Samples from the 2018 Montecito mudslides led to new understanding of forces in these disasters

In early December 2017, the Thomas Fire ravaged nearly 300,000 acres of Southern California. The intense heat of the flames not only killed trees and vegetation on the hillsides above Montecito, but vaporized their roots as well.

A month later, in the pre-dawn hours of January 9, 2018, a strong storm pelted the barren slopes with more than half an inch of rain in five minutes. The rootless soil transformed into a powerful slurry, churning down a creek-carved canyon and picking up boulders in the rush before fanning out at the bottom and barreling into homes. Twenty-three people died in the disaster.

Could this tragedy have been avoided? What is the tipping point at which a solid slope begins to ooze like a liquid? New findings from a team led by Douglas Jerolmack and Paulo Arratia of the University of Pennsylvania in collaboration with researchers at the University of California, Santa Barbara apply cutting-edge physics to answer these questions.

The U.S. National Science Foundation-supported researchers, who published their results in Proceedings of the National Academy of Sciences, performed laboratory experiments that determined how the failure and flow behavior of samples from the Montecito mudslides were related to material properties of the soil.
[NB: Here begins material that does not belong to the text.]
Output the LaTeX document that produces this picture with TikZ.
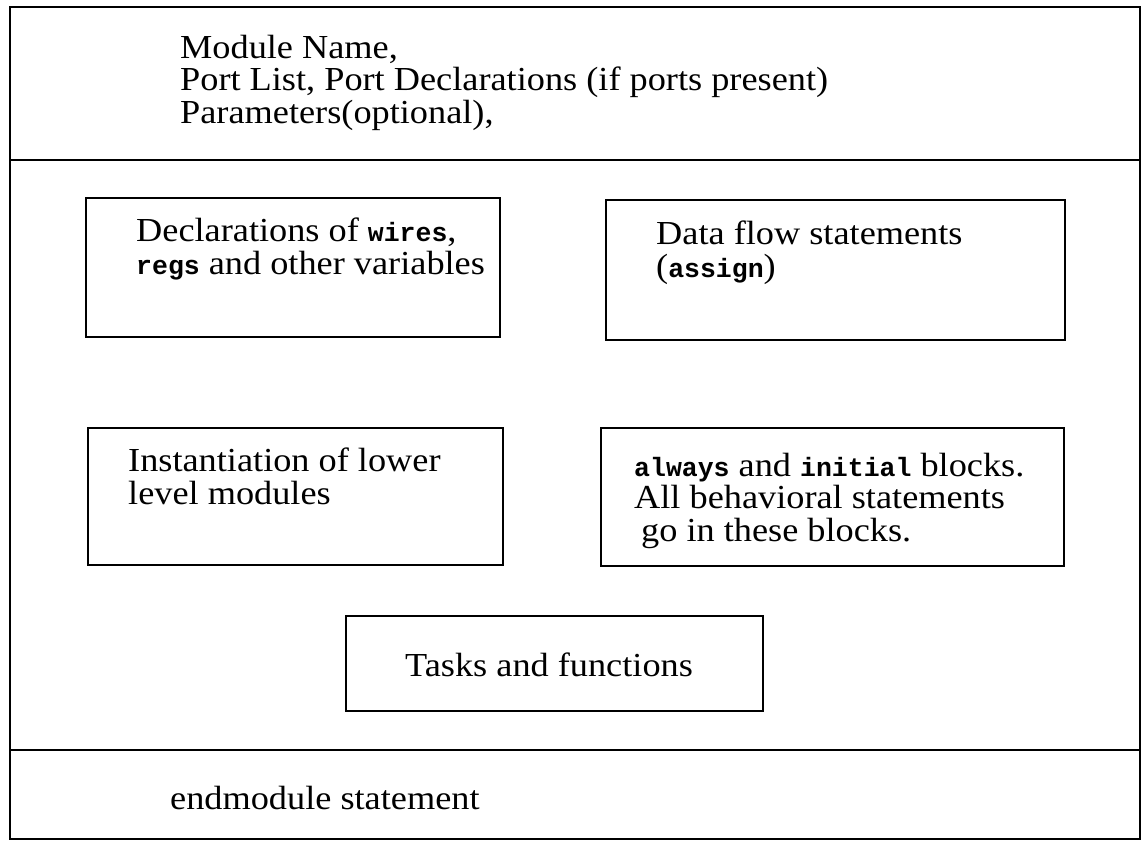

"We weren’t there to see it happen," says Jerolmack, "but our idea was, 'Could we learn something about the process of how a solid hillside loses its rigidity by measuring how mixtures of water and soil flow when they’re at different concentrations?'"

The scientists looked at samples from the devastated remains of homes, where mud flows from the hillside were strong enough to push massive boulders down creek beds all the way up to — and sometimes through — houses.

Taking the samples back to the lab, the researchers' goal was to model how the composition of the mud and the stresses it is subjected to influence when it begins to flow, overcoming the forces that lend substances rigidity, what scientists call a "jammed state."

The group's work leaned on an understanding of cutting-edge physics related to the forces at work. These include friction, as particles rub against one another; lubrication, if a thin film of water helps particles slide past one another; or cohesion, if sticky particles like clay bind together.

Climate change effects, such as wildfire frequency and intensity, are increasing in many regions, as is the intensity of precipitation events. The risk of catastrophic mudslides isn't disappearing.

The new findings on predicting yield stress and the jammed state can help inform modeling to simulate debris flows, the researchers say. "If it rains this hard and I have this kind of material, how fast is it going to flow and how far," Jerolmack says.